Hot on the heels of The Model Couple, the time seemed ripe for me to revisit David Cronenberg's Shivers, which also takes place in a state-of-the-art apartment complex with all the amenities included. The difference is the experiments that take place in the Starliner Towers are much more insidious, even if they're also ostensibly meant to be for the benefit of all mankind. Made in 1975, Shivers was Cronenberg's first commercial feature and it definitely looks like the work of an artist who had yet to hone his craft, but anybody could tell he was a major talent destined for great things -- that is, if they could look past the disgusting, turd-shaped parasites that drive its plot.
As a matter of fact, unpleastness abounds in Shivers, which opens with what looks like a violent sexual assault by an older man on a teenage girl that is cross-cut with scenes of a couple being shown around the place by the manager (Ronald Mlodzik, star of Cronenberg's two previous experimental features), unaware of some of things that go on there. Then we're introduced to testy insurance man Alan Migicovsky, who's plagued by chronic stomach pains and is completely dismissive of his concerned wife (Susan Petrie), who turns to a friend (the always-welcome Barbara Steele) for support. Meanwhile, the apparent sexual assault takes a deadly turn for both parties as the man strangles the girl, carries out some impromptu tabletop surgery on her, and slits his own throat. That's where our nominal hero, the director of the Starliner's medical clinic (Paul Hampton), enters the picture. I say "nominal" because while he uncovers all the clues he needs to figure out what's going on, he doesn't put them together in time to stop or even slow the spread of the parasite, which instantly raises the libido of anybody who gets infected with it.

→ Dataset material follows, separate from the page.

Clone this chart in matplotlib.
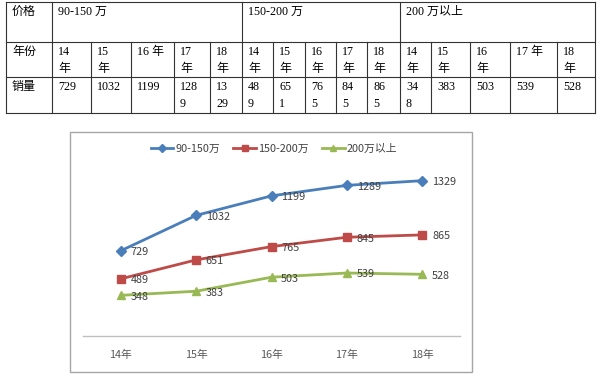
import matplotlib
matplotlib.use("Agg")
import matplotlib.pyplot as plt
from matplotlib.lines import Line2D
from matplotlib.patches import Rectangle

# data
years = ["14年", "15年", "16年", "17年", "18年"]
groups = ["90-150万", "150-200万", "200万以上"]
table_groups = ["90-150 万", "150-200 万", "200 万以上"]
sales_90_150 = [729, 1032, 1199, 1289, 1329]
sales_150_200 = [489, 651, 765, 845, 865]
sales_200_up = [348, 383, 503, 539, 528]
row_heads = ["价格", "年份", "销量"]

series = [sales_90_150, sales_150_200, sales_200_up]
colors = ["#4A7EBB", "#BE4B48", "#98B954"]
markers = ["D", "s", "^"]
msizes = [5, 5.5, 6]

W, H = 600, 380
fig = plt.figure(figsize=(W / 100, H / 100), dpi=100)
fig.patch.set_facecolor("white")

# full-figure pixel canvas for the table
cv = fig.add_axes([0, 0, 1, 1])
cv.set_xlim(0, W)
cv.set_ylim(H, 0)
cv.axis("off")

tfont = ["Liberation Serif", "Noto Sans CJK SC"]
fpx = 12  # table font size in px
fpt = fpx * 72 / 100

# table grid
rows_y = [2, 42, 77, 113]
col_x = [6, 52, 91, 131, 174, 210, 242, 273, 305, 336, 367, 400,
         431, 470, 510, 557, 595]
group_x = [52, 242, 400, 595]


def text_w(s):
    w = 0
    for c in s:
        if c.isdigit() or c == "-":
            w += 0.5 * fpx
        elif c == " ":
            w += 0.25 * fpx
        else:
            w += 1.0 * fpx
    return w


def wrap(s, width, pad=15.1):
    lines, cur = [], ""
    for c in s:
        if cur and text_w(cur + c) > width - pad:
            lines.append(cur.strip())
            cur = c
        else:
            cur += c
    lines.append(cur.strip())
    return [l for l in lines if l]


def cell_text(x0, x1, y0, s):
    for i, line in enumerate(wrap(s, x1 - x0)):
        cv.text(x0 + 6, y0 + 4 + i * 17, line, fontsize=fpt, family=tfont,
                va="top", ha="left", color="black")


lc = "#333333"
for y in rows_y:
    cv.add_line(Line2D([col_x[0], col_x[-1]], [y, y], color=lc, lw=0.8))
cv.add_line(Line2D([col_x[0]] * 2, [rows_y[0], rows_y[-1]], color=lc, lw=0.8))
for x in group_x:
    cv.add_line(Line2D([x, x], [rows_y[0], rows_y[-1]], color=lc, lw=0.8))
for x in col_x[1:-1]:
    if x not in group_x:
        cv.add_line(Line2D([x, x], [rows_y[1], rows_y[-1]], color=lc, lw=0.8))

for i, head in enumerate(row_heads):
    cell_text(col_x[0], col_x[1], rows_y[i], head)
for g, name in enumerate(table_groups):
    cell_text(group_x[g], group_x[g + 1], rows_y[0], name)
    for k in range(5):
        x0, x1 = col_x[1 + g * 5 + k], col_x[2 + g * 5 + k]
        cell_text(x0, x1, rows_y[1], years[k].replace("年", " 年"))
        cell_text(x0, x1, rows_y[2], str(series[g][k]))

# chart frame
cv.add_patch(Rectangle((70, 132), 402, 240, fill=False, ec="#A6A6A6", lw=1))

cfont = ["Noto Sans CJK SC", "DejaVu Sans"]
ax_l, ax_r, ax_b, ax_t = 83, 460, 336, 149
ax = fig.add_axes([ax_l / W, 1 - ax_b / H, (ax_r - ax_l) / W, (ax_b - ax_t) / H])
ax.patch.set_alpha(0)
xs = range(len(years))
for vals, name, c, m, ms in zip(series, groups, colors, markers, msizes):
    ax.plot(xs, vals, color=c, lw=2.0, marker=m, ms=ms, label=name)
    for x, v in zip(xs, vals):
        ax.annotate(str(v), (x, v), xytext=(7, -1), textcoords="offset points",
                    fontsize=7.8, family=cfont, color="#404040",
                    va="center", ha="left")

ax.set_xlim(-0.5, 4.5)
ax.set_ylim(0, 1600)
ax.set_xticks(list(xs))
ax.set_xticklabels(years, fontsize=7.8, family=cfont, color="#595959")
ax.set_yticks([])
ax.tick_params(axis="x", length=0, pad=10)
for s in ["top", "right", "left"]:
    ax.spines[s].set_visible(False)
ax.spines["bottom"].set_color("#BFBFBF")
ax.spines["bottom"].set_linewidth(1)

fig.legend(loc="center", bbox_to_anchor=(274 / W, 1 - 149 / H), ncol=3,
           frameon=False, prop={"family": cfont, "size": 7.8},
           handlelength=2.1, handletextpad=0.2, columnspacing=1.2,
           labelcolor="#404040", markerscale=0.8)

fig.savefig("out.png", dpi=100)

Some of those clues are provided by the dead man's partner (Joe Silver), who reveals that they were working on a revolutionary organ-transplant experiment, which is precisely the sort of thing that always goes horrifically wrong in a Cronenberg film. And Hampton is so preoccupied with piecing them together that he doesn't even notice when his nurse (Lynn Lowry) undresses right in front of him. (They're romantically involved, though, so it's not like that isn't anything he hasn't seen before.) Before long, there are roving bands of oversexed maniacs prowling the Starliner's hallways and everybody -- men, women, children, senior citizens -- is fair game. Even the director gets in on the act, playing one of the sex-crazed hosts stalking Hampton, who is the last remaining holdout. Appropriately enough, his conversion takes place after he has been baptized. Only then do they take the show on the road. And sure enough, it wouldn't be long before audiences knew the name David Cronenberg. He was the one who made them shiver all over.